2. Sample something completely inappropriate
If you usually hunt for pristine soul samples or moody jazz chords, throw your routine out the window. Go downstairs into your kitchen, open YouTube, and sample something ridiculous.
Try chopping up:
- A 1950s British public information film about road safety.
- The sound of a boiling kettle or a rusty garden gate.
- A terrible infomercial.
Pitch it down, drench it in reverb, run it through a distortion pedal, and see what happens. Some of the best lo-fi and UK garage tracks were born from sounds that had no business being in a song.
3. Change your environment (literally)
If you always make beats sitting at your desk, your brain associates that exact view with the frustration of being blocked. Move.
If you’re on a laptop, take it to the sofa, the kitchen table, or even a local coffee shop. If you’re chained to a desktop PC, change the lighting. Turn off the main lights, turn on a dodgy lava lamp, or work entirely in the dark.
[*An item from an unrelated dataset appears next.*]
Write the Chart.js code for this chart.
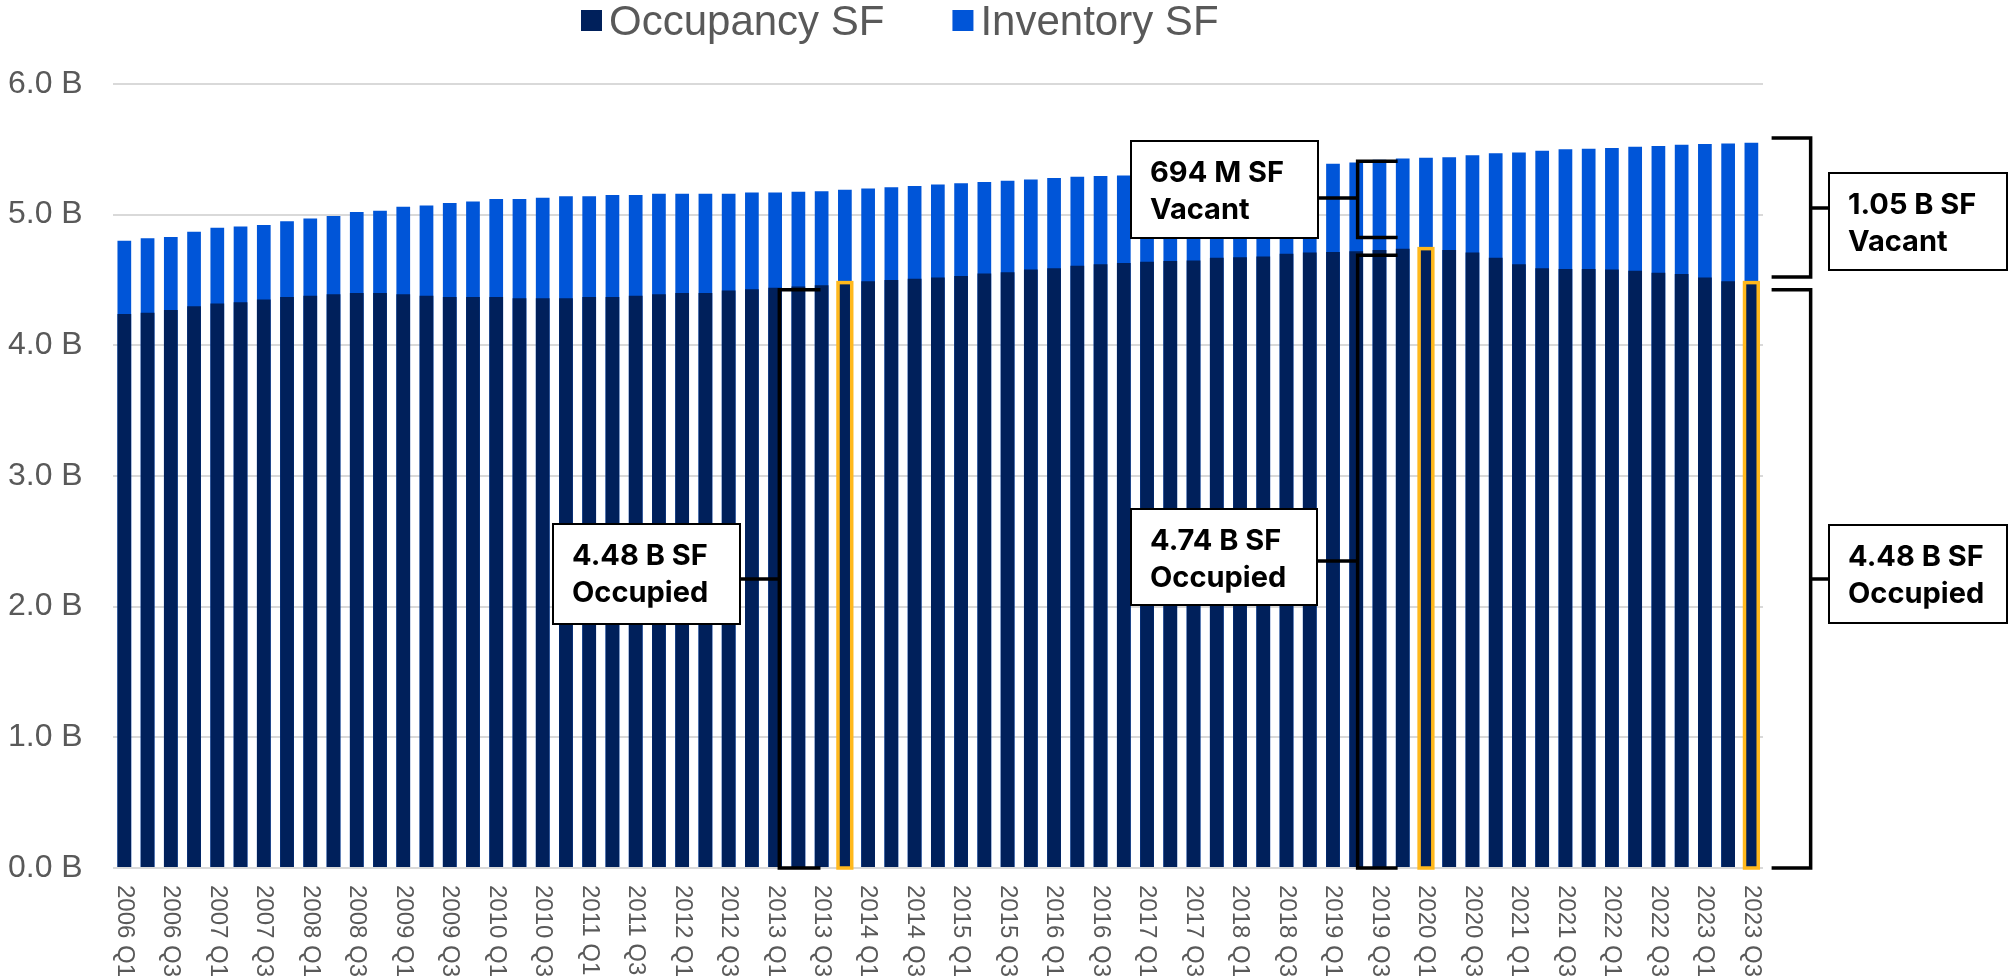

Changing your physical perspective shakes up your mental state more than you’d think.
4. Play the “bad producer” game
Sometimes the pressure to make a “banger” kills the joy of making music. So, intentionally try to make the worst beat humanly possible.
Put the wrong bass notes over your chords. Turn the distortion up to absolute maximum on the vocals. Make the tempo 190 BPM for no reason.
The funny thing about the human brain is that when you give yourself permission to make rubbish, you accidentally stumble into something brilliant. You’ll find a weird texture or a quirky rhythm that actually works, and suddenly you’re off to the races.
5. Steal a arrangement blueprint
If you have a great 4-bar loop but have absolutely no idea how to turn it into a full track, let someone else do the heavy lifting.
Drag one of your absolute favourite tracks directly into your DAW. Use markers to map out exactly what that artist did:
- Where does the intro end? * When does the hi-hat come in? * How many bars is the verse?
Once you have the skeleton laid out, delete their track and arrange your own sounds into that exact structure. It’s not cheating; it’s learning from the masters.